Let's Finally Build Continuous Database Reliability! We Deserve It

Over the past few decades, we have undergone significant transformations, enhancing our ability to improve software delivery and creating new methodologies and frameworks to improve collaboration among teams. Despite these advancements, the existing software development lifecycle (SDLC) is still far from flawless. Teams invest a considerable amount of time in the handover of artifacts, and early pipeline checks are inefficient or lacking.

At the same time, we want to achieve a reliable and robust SDLC. We want our deployments to not get blocked, our applications to not fail and our databases to not slow down. We want continuous reliability around deployments, applications and databases. While we worked hard to make sure our CI/CD pipelines are fast and learned how to deploy and test applications reliably, we didn’t advance our databases world. It’s time to get continuous reliability around databases as well.

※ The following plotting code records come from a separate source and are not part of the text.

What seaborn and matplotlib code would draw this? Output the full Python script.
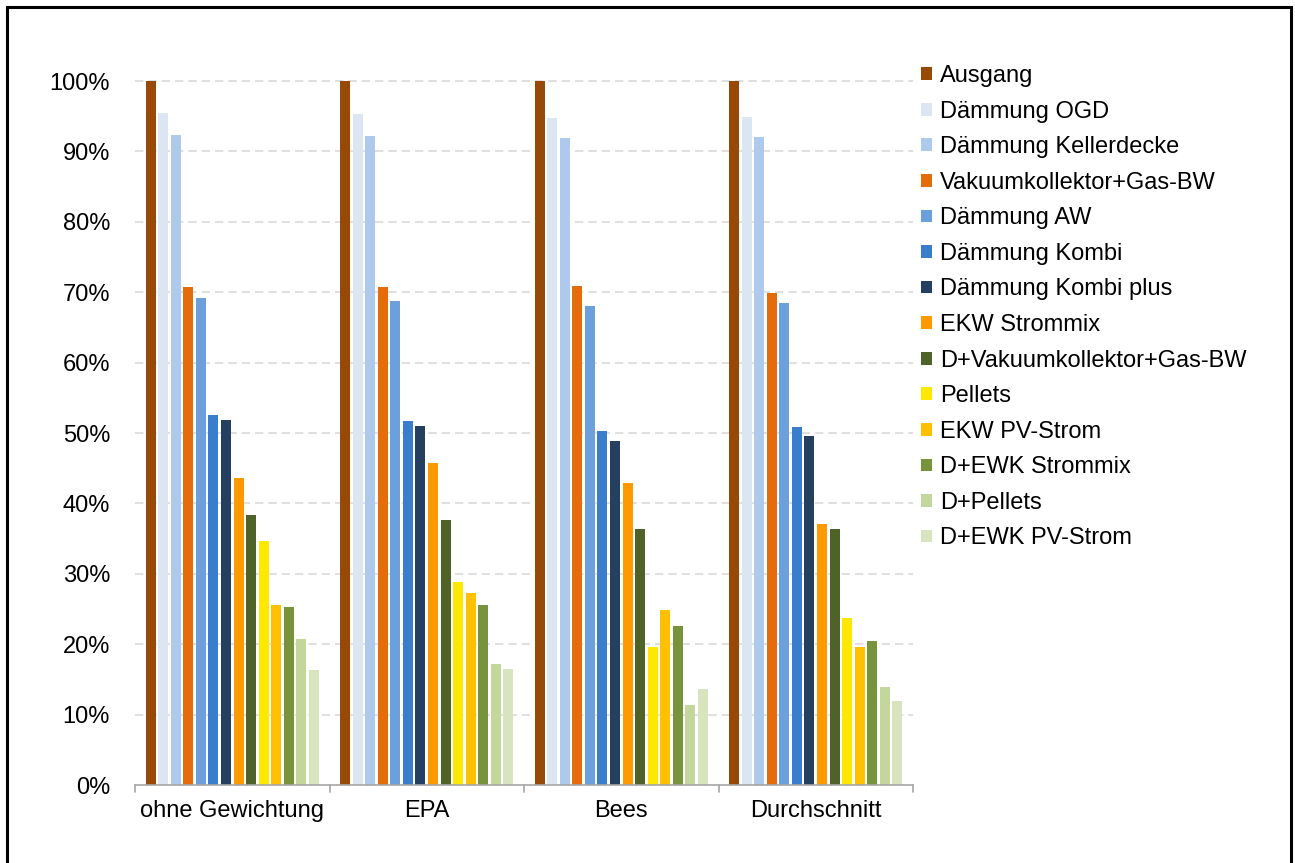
import matplotlib
matplotlib.use("Agg")
import matplotlib.pyplot as plt
import seaborn as sns
import pandas as pd
import numpy as np
from matplotlib.patches import Rectangle
from matplotlib.ticker import FixedLocator, FuncFormatter

groups = ["ohne Gewichtung", "EPA", "Bees", "Durchschnitt"]
series = ["Ausgang", "Dämmung OGD", "Dämmung Kellerdecke", "Vakuumkollektor+Gas-BW",
          "Dämmung AW", "Dämmung Kombi", "Dämmung Kombi plus", "EKW Strommix",
          "D+Vakuumkollektor+Gas-BW", "Pellets", "EKW PV-Strom", "D+EWK Strommix",
          "D+Pellets", "D+EWK PV-Strom"]
colors = ["#984807", "#DCE6F2", "#ADC9EC", "#E46C0A", "#6CA0DC", "#3A7DCD", "#243F60",
          "#FF9900", "#4F6228", "#FFE800", "#FFC000", "#77933C", "#C3D69B", "#D7E4BD"]

ohne_gewichtung = [1.000, 0.954, 0.924, 0.708, 0.692, 0.526, 0.519, 0.436, 0.384, 0.346, 0.255, 0.253, 0.208, 0.164]
epa             = [1.000, 0.953, 0.922, 0.708, 0.688, 0.517, 0.510, 0.458, 0.376, 0.289, 0.273, 0.256, 0.172, 0.165]
bees            = [1.000, 0.948, 0.919, 0.709, 0.680, 0.503, 0.488, 0.429, 0.363, 0.196, 0.249, 0.226, 0.113, 0.137]
durchschnitt    = [1.000, 0.949, 0.920, 0.699, 0.684, 0.509, 0.496, 0.371, 0.364, 0.237, 0.196, 0.204, 0.139, 0.119]

rows = []
for g, vals in zip(groups, [ohne_gewichtung, epa, bees, durchschnitt]):
    for s, v in zip(series, vals):
        rows.append({"Gruppe": g, "Variante": s, "Wert": v})
df = pd.DataFrame(rows)

sns.set_theme(style="white")
plt.rcParams['font.family'] = ['Liberation Sans', 'DejaVu Sans']

fig = plt.figure(figsize=(12.95, 8.63), dpi=100)
ax = fig.add_axes([135/1295, 1 - 785/863, (913-135)/1295, (785-81)/863])

sns.barplot(data=df, x="Gruppe", y="Wert", hue="Variante", order=groups, hue_order=series,
            palette=colors, width=0.9, gap=0.2, ax=ax, legend=True, saturation=1,
            linewidth=0, edgecolor="none")

ax.set_ylim(0, 1.0)
ax.set_xlim(-0.5, 3.5)
ax.set_xlabel("")
ax.set_ylabel("")
ax.yaxis.set_major_locator(FixedLocator(np.arange(0, 1.01, 0.1)))
ax.yaxis.set_major_formatter(FuncFormatter(lambda v, p: f"{v*100:.0f}%"))
ax.tick_params(axis="y", length=0, labelsize=17, pad=18, colors="#000000")
ax.tick_params(axis="x", length=0, labelsize=17, pad=11, colors="#000000")
ax.set_xticks(range(len(groups)))
ax.set_xticklabels(groups)

for y in np.arange(0.1, 1.01, 0.1):
    ax.axhline(y, color="#D9D9D9", linestyle=(0, (5, 3)), linewidth=1.2, zorder=0, clip_on=False)

for sp in ["left", "right", "top"]:
    ax.spines[sp].set_visible(False)
ax.spines["bottom"].set_color("#A6A6A6")
ax.spines["bottom"].set_linewidth(1.2)

# group separator ticks
for xb in np.arange(-0.5, 3.51, 1.0):
    ax.plot([xb, xb], [0, -0.01], color="#A6A6A6", linewidth=1.2, clip_on=False,
            transform=ax.transData)

leg = ax.legend(loc="upper left", frameon=False,
                fontsize=17, handlelength=0.45, handleheight=0.45, handletextpad=0.35,
                labelspacing=0.575, borderaxespad=0.0, borderpad=0.0, labelcolor="#000000")
leg.set_bbox_to_anchor((921/1295, 1 - 65/863), transform=fig.transFigure)

fig.patches.append(Rectangle((7/1295, -0.02), (1291-7)/1295, 1 - 7/863 + 0.02,
                             transform=fig.transFigure, fill=False, edgecolor="black",
                             linewidth=2.2))

fig.savefig("out.png", dpi=100, facecolor="white")
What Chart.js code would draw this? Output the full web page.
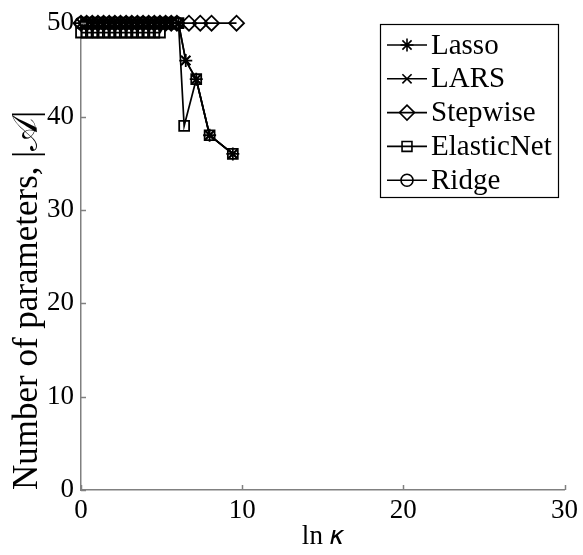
<!DOCTYPE html>
<html>
<head>
<meta charset="utf-8">
<script src="https://cdn.jsdelivr.net/npm/chart.js@4.4.0/dist/chart.umd.min.js"></script>
<style>
  html, body { margin: 0; padding: 0; background: #fff; }
  #wrap { width: 583px; height: 555px; }
</style>
</head>
<body>
<div id="wrap"><canvas id="chart" width="583" height="555"></canvas></div>
<script>
// ln(kappa) values and number of active parameters
var lassoX = [0.00, 0.35, 0.70, 1.05, 1.40, 1.75, 2.10, 2.45, 2.80, 3.15, 3.50, 3.85, 4.20, 4.55, 4.90, 5.25, 5.60, 6.05, 6.50, 7.15, 7.98, 9.42];
var lassoY = [50, 50, 50, 50, 50, 50, 50, 50, 50, 50, 50, 50, 50, 50, 50, 50, 50, 50, 46, 44, 38, 36];

var larsX = [0.00, 0.35, 0.70, 1.05, 1.40, 1.75, 2.10, 2.45, 2.80, 3.15, 3.50, 3.85, 4.20, 4.55, 4.90, 5.25, 5.60, 6.05, 6.50, 7.15, 7.98, 9.42];
var larsY = [50, 50, 50, 50, 50, 50, 50, 50, 50, 50, 50, 50, 50, 50, 50, 50, 50, 50, 46, 44, 38, 36];

var stepwiseX = [0.00, 0.35, 0.70, 1.05, 1.40, 1.75, 2.10, 2.45, 2.80, 3.15, 3.50, 3.85, 4.20, 4.55, 4.90, 5.25, 5.60, 5.95, 6.70, 7.40, 8.10, 9.65];
var stepwiseY = [50, 50, 50, 50, 50, 50, 50, 50, 50, 50, 50, 50, 50, 50, 50, 50, 50, 50, 50, 50, 50, 50];

var elasticX = [0.00, 0.35, 0.70, 1.05, 1.40, 1.75, 2.10, 2.45, 2.80, 3.15, 3.50, 3.85, 4.20, 4.55, 4.90, 5.25, 5.60, 6.05, 6.40, 7.15, 7.98, 9.42];
var elasticY = [49, 49, 49, 49, 49, 49, 49, 49, 49, 49, 49, 49, 49, 49, 49, 50, 50, 50, 39, 44, 38, 36];

var ridgeX = [0.00, 0.35, 0.70, 1.05, 1.40, 1.75, 2.10, 2.45, 2.80, 3.15, 3.50, 3.85, 4.20, 4.55, 4.90, 5.25, 5.60, 5.95];
var ridgeY = [50, 50, 50, 50, 50, 50, 50, 50, 50, 50, 50, 50, 50, 50, 50, 50, 50, 50];

var xTicks = [0, 10, 20, 30];
var yTicks = [0, 10, 20, 30, 40, 50];

var serif = "'Liberation Serif', 'Times New Roman', serif";
var axisGray = '#808080';

function pts(xs, ys) {
    var out = [];
    for (var i = 0; i < xs.length; i++) {
        out.push({ x: xs[i], y: ys[i] });
    }
    return out;
}

function series(label, xs, ys, style, radius) {
    return {
        label: label,
        data: pts(xs, ys),
        borderColor: '#000',
        borderWidth: 1.7,
        pointStyle: style,
        pointRadius: radius,
        pointBorderColor: '#000',
        pointBackgroundColor: 'rgba(0,0,0,0)',
        pointBorderWidth: 1.8,
        tension: 0,
        clip: false
    };
}

var datasets = [
    series('Lasso', lassoX, lassoY, 'star', 6.5),
    series('LARS', larsX, larsY, 'crossRot', 6.5),
    series('Stepwise', stepwiseX, stepwiseY, 'rectRot', 7.5),
    series('ElasticNet', elasticX, elasticY, 'rect', 7),
    series('Ridge', ridgeX, ridgeY, 'circle', 6)
];

// short inward tick marks, like the original axes
var innerTicks = {
    id: 'innerTicks',
    afterDraw: function (chart) {
        var ctx = chart.ctx;
        var xs = chart.scales.x, ys = chart.scales.y;
        var area = chart.chartArea;
        ctx.save();
        ctx.strokeStyle = axisGray;
        ctx.lineWidth = 1.5;
        xTicks.forEach(function (v) {
            var px = Math.round(xs.getPixelForValue(v)) + 0.5;
            ctx.beginPath();
            ctx.moveTo(px, area.bottom);
            ctx.lineTo(px, area.bottom - 5);
            ctx.stroke();
        });
        yTicks.forEach(function (v) {
            var py = Math.round(ys.getPixelForValue(v)) + 0.5;
            ctx.beginPath();
            ctx.moveTo(area.left, py);
            ctx.lineTo(area.left + 5, py);
            ctx.stroke();
        });
        ctx.restore();
    }
};

// boxed legend with line + marker samples
var boxLegend = {
    id: 'boxLegend',
    afterDraw: function (chart) {
        var ctx = chart.ctx;
        var left = 380, top = 24, w = 178, h = 173;
        var rowH = 33.8, firstRow = 45;
        ctx.save();
        ctx.fillStyle = '#fff';
        ctx.fillRect(left, top, w, h);
        ctx.strokeStyle = '#000';
        ctx.lineWidth = 1.2;
        ctx.strokeRect(left + 0.5, top + 0.5, w, h);
        chart.data.datasets.forEach(function (ds, i) {
            var y = firstRow + i * rowH;
            ctx.strokeStyle = '#000';
            ctx.lineWidth = 1.6;
            ctx.beginPath();
            ctx.moveTo(387, y);
            ctx.lineTo(427, y);
            ctx.stroke();
            ctx.fillStyle = 'rgba(0,0,0,0)';
            ctx.lineWidth = 1.6;
            Chart.helpers.drawPoint(ctx, {
                pointStyle: ds.pointStyle,
                radius: ds.pointRadius,
                rotation: 0,
                borderWidth: 1.6
            }, 407, y);
            ctx.fillStyle = '#000';
            ctx.font = '29px ' + serif;
            ctx.textBaseline = 'middle';
            ctx.textAlign = 'left';
            ctx.fillText(ds.label, 431, y + 1);
        });
        ctx.restore();
    }
};

new Chart(document.getElementById('chart'), {
    type: 'line',
    data: { datasets: datasets },
    options: {
        responsive: false,
        animation: false,
        events: [],
        layout: { padding: { top: 16, right: 17, left: 0, bottom: 0 } },
        plugins: {
            legend: { display: false },
            tooltip: { enabled: false }
        },
        scales: {
            x: {
                type: 'linear',
                min: 0,
                max: 30,
                afterFit: function (s) { s.height = 65; },
                afterBuildTicks: function (s) { s.ticks = xTicks.map(function (v) { return { value: v }; }); },
                grid: { display: false, drawTicks: false },
                border: { display: true, color: axisGray, width: 1.5 },
                ticks: { color: '#000', font: { family: serif, size: 27 }, padding: 5, maxRotation: 0 },
                title: {
                    display: true,
                    text: 'ln \u{1D705}',
                    color: '#000',
                    font: { family: serif, size: 27 },
                    padding: { top: 0, bottom: 2 }
                }
            },
            y: {
                type: 'linear',
                min: 0,
                max: 50,
                afterFit: function (s) { s.width = 81; },
                afterBuildTicks: function (s) { s.ticks = yTicks.map(function (v) { return { value: v }; }); },
                grid: { display: false, drawTicks: false },
                border: { display: true, color: axisGray, width: 1.5 },
                ticks: { color: '#000', font: { family: serif, size: 27 }, padding: 7 },
                title: {
                    display: true,
                    text: 'Number of parameters, |\u{1D49C}|',
                    align: 'start',
                    color: '#000',
                    font: { family: serif, size: 35 },
                    padding: { top: 7, bottom: 0 }
                }
            }
        }
    },
    plugins: [innerTicks, boxLegend]
});
</script>
</body>
</html>
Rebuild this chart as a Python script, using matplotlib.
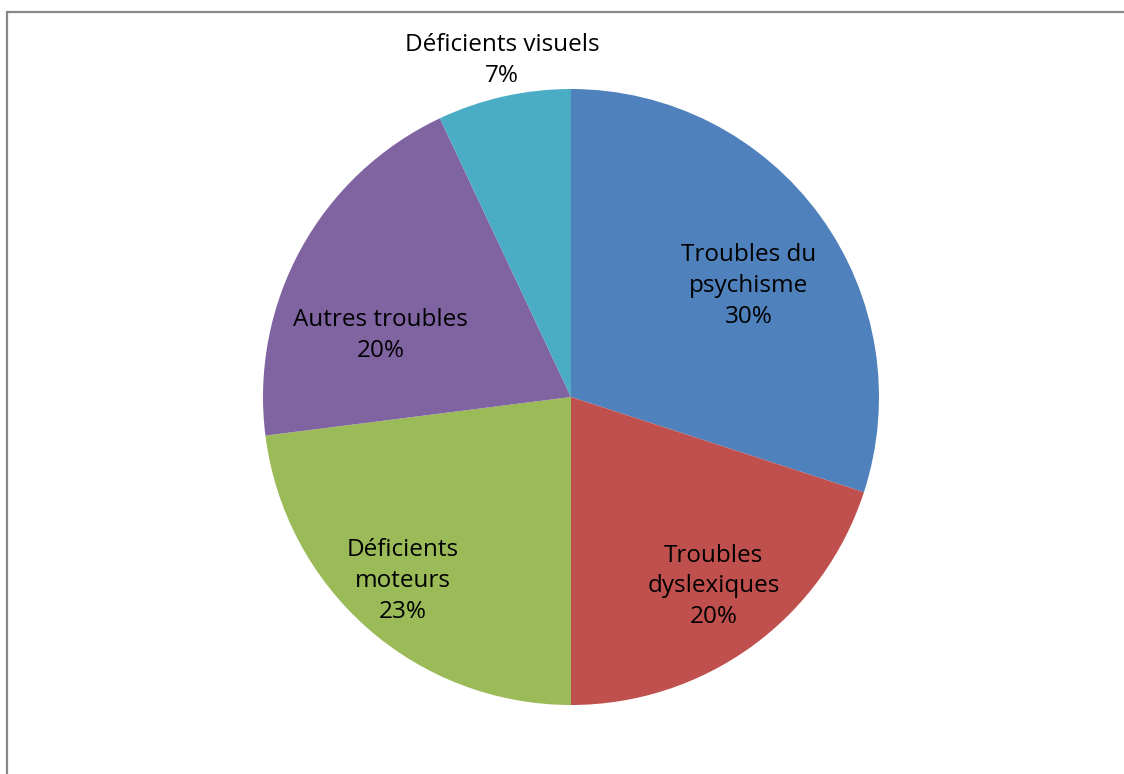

To do that, developers need to own their databases. Once developers take over the ownership, they will be ready to optimize the pipelines, thereby achieving continuous reliability for databases. This shift of ownership needs to be consciously driven by technical leaders. The potential for platform engineers to revolutionize the industry by implementing proactive measures to safeguard databases is evident. However, having the right tools and processes is essential. Let’s see how to do it and what we need.

The World Moved on But Databases Stayed Behind

Two decades ago, cloud environments were non-existent, and the majority of software operated on on-premise servers. Applications were confined to a few blocks, typically comprising one database, a couple of web servers and file storage. In those times, troubleshooting was relatively straightforward as logs and traces were easily accessible when bugs arose.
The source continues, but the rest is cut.